+++ Dataset extract +++

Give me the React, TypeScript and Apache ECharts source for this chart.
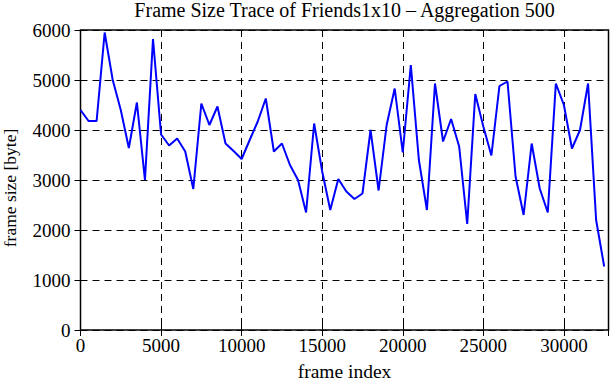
import React, { useEffect, useRef } from "react";
import * as echarts from "echarts";

const frameIndex = [
  0, 500, 1000, 1500, 2000, 2500, 3000, 3500, 4000, 4500,
  5000, 5500, 6000, 6500, 7000, 7500, 8000, 8500, 9000, 9500,
  10000, 10500, 11000, 11500, 12000, 12500, 13000, 13500, 14000, 14500,
  15000, 15500, 16000, 16500, 17000, 17500, 18000, 18500, 19000, 19500,
  20000, 20500, 21000, 21500, 22000, 22500, 23000, 23500, 24000, 24500,
  25000, 25500, 26000, 26500, 27000, 27500, 28000, 28500, 29000, 29500,
  30000, 30500, 31000, 31500, 32000, 32500,
];

const frameSize = [
  4400, 4180, 4180, 5950, 5000, 4400, 3640, 4550, 3000, 5820,
  3910, 3690, 3830, 3570, 2820, 4530, 4100, 4470, 3730, 3580,
  3420, 3800, 4170, 4630, 3570, 3730, 3300, 3000, 2350, 4130,
  3170, 2400, 3020, 2770, 2620, 2730, 4000, 2790, 4100, 4830,
  3550, 5300, 3400, 2400, 4930, 3770, 4220, 3670, 2120, 4720,
  4070, 3490, 4880, 4970, 3070, 2300, 3730, 2830, 2350, 4930,
  4500, 3630, 4000, 4930, 2200, 1270,
];

const titleText = "Frame Size Trace of Friends1x10 \u2013 Aggregation 500";
const xName = "frame index";
const yName = "frame size [byte]";

const FONT = "'Liberation Serif', serif";

export default function App() {
  const ref = useRef<HTMLDivElement>(null);
  useEffect(() => {
    if (!ref.current) return;
    const chart = echarts.init(ref.current, undefined, { renderer: "svg" });
    const data = frameIndex.map((f, i) => [f, frameSize[i]]);
    const gridLine = { show: true, lineStyle: { color: "#000", type: [7, 5] as any, width: 1 } };
    const tickIn = { show: true, inside: true, length: 6, lineStyle: { color: "#000", width: 1 } };
    const label = { color: "#000", fontFamily: FONT, fontSize: 19 };
    const rich = { s: { color: "#000", fontFamily: FONT, fontSize: 19 } };
    chart.setOption({
      animation: false,
      backgroundColor: "#fff",
      textStyle: { fontFamily: FONT, fontSize: 19, color: "#000" },
      graphic: [
        {
          type: "text",
          x: 344.6,
          y: 0,
          style: {
            text: titleText,
            fill: "#000",
            font: `20px ${FONT}`,
            textAlign: "center",
            textVerticalAlign: "top",
          },
        },
        {
          type: "text",
          x: 9.5,
          y: 188,
          rotation: Math.PI / 2,
          style: {
            text: yName,
            fill: "#000",
            font: `17.5px ${FONT}`,
            textAlign: "center",
            textVerticalAlign: "middle",
          },
        },
      ],
      grid: {
        left: 80.5,
        right: 2.5,
        top: 30,
        bottom: 50,
        show: true,
        borderColor: "#000",
        borderWidth: 1.5,
        backgroundColor: "transparent",
        containLabel: false,
        outerBoundsMode: "none",
      },
      xAxis: [
        {
          type: "value",
          min: 0,
          max: 32768,
          interval: 5000,
          position: "bottom",
          axisLine: { show: false },
          axisTick: tickIn,
          splitLine: gridLine,
          axisLabel: {
            ...label,
            rich,
            margin: 6,
            showMaxLabel: false,
            formatter: (v: number) => (v % 5000 === 0 ? `{s|${v}}` : ""),
          },
          name: xName,
          nameLocation: "middle",
          nameGap: 31,
          nameTextStyle: { ...label, fontSize: 19.5 },
        },
        {
          type: "value",
          min: 0,
          max: 32768,
          interval: 5000,
          position: "top",
          axisLine: { show: false },
          axisTick: tickIn,
          splitLine: { show: false },
          axisLabel: { show: false },
        },
      ],
      yAxis: [
        {
          type: "value",
          min: 0,
          max: 6000,
          interval: 1000,
          position: "left",
          axisLine: { show: false },
          axisTick: tickIn,
          splitLine: gridLine,
          axisLabel: { ...label, rich, margin: 10, formatter: (v: number) => `{s|${v}}` },
        },
        {
          type: "value",
          min: 0,
          max: 6000,
          interval: 1000,
          position: "right",
          axisLine: { show: false },
          axisTick: tickIn,
          splitLine: { show: false },
          axisLabel: { show: false },
        },
      ],
      series: [
        {
          type: "line",
          data,
          showSymbol: false,
          symbol: "none",
          lineStyle: { color: "#0000ff", width: 2 },
          xAxisIndex: 0,
          yAxisIndex: 0,
        },
      ],
    });
    return () => chart.dispose();
  }, []);
  return (
    <div
      ref={ref}
      style={{ position: "absolute", left: 0, top: 0, width: 611, height: 380, background: "#fff" }}
    />
  );
}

+++

Task details
Give again, exactly, the lines from the start of the data through the one holding "import * as"; omit the pictures.

Solution to this problem
Give me the React, TypeScript and Apache ECharts source for this chart.
import React, { useEffect, useRef } from "react";
import * as echarts from "echarts";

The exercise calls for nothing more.